Felicity Bryan
Literary agent
FELICITY BRYAN, who has died at 74, was an international journalist and literary agent who co-founded The Washington Post’s Laurence Stern Fellowship for promising British interns – a programme that is now being renamed in her honour.
Born in Sowerby Bridge, near Halifax, she was the second of three daughters of Betty and Paul Bryan. Her father was a war hero who served from 1955 to 1987 as Conservative MP for the East Riding constituency of Boothferry.
Educated at Benenden School in Kent, she studied art history at the Courtauld Institute of Art in London before joining The Financial Times in Washington and then The Economist in London, where she wrote the American Survey.
In 1973, she joined the literary agency Curtis Brown in London, and remained there for 15 years, representing Karen Armstrong, Matt Ridley, Diarmaid MacCulloch and John Julius
Norwich, amongst other authors.
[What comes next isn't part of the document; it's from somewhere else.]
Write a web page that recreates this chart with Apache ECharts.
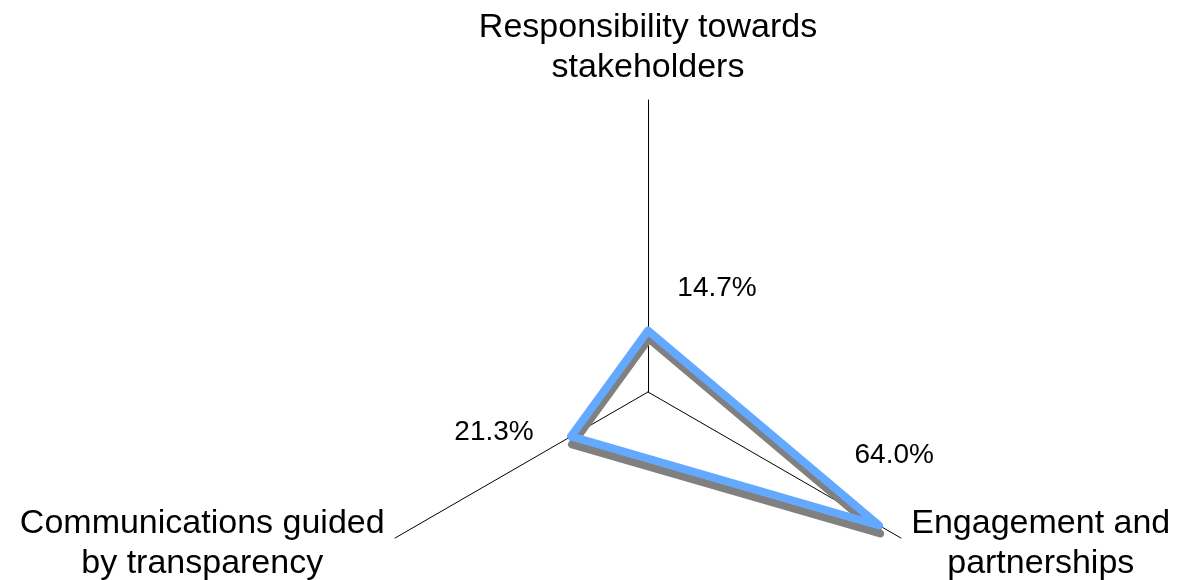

In 2010 she led a management buyout of the agency.
In the meantime, she had joined fellow journalist Godfrey Hodgson and the Washington Post editor Ben Bradlee in founding the Stern fellowship in memory of her friend, Larry Stern, who died in 1979, aged 50. Past winners have included the journalists and broadcasters James Naughtie, Lionel Barber, Mary Ann
Sieghart, Cathy Newman and Gary Younge.
She was appointed MBE in last January’s New Year Honours List for services to publishing.
Her first marriage ended in divorce and she is survived by her second husband, the economist Alex Duncan, whom she married in 1981, and by two sons.
Her daughter, Alice, who inherited her grandmother’s bipolar disorder, died at 22.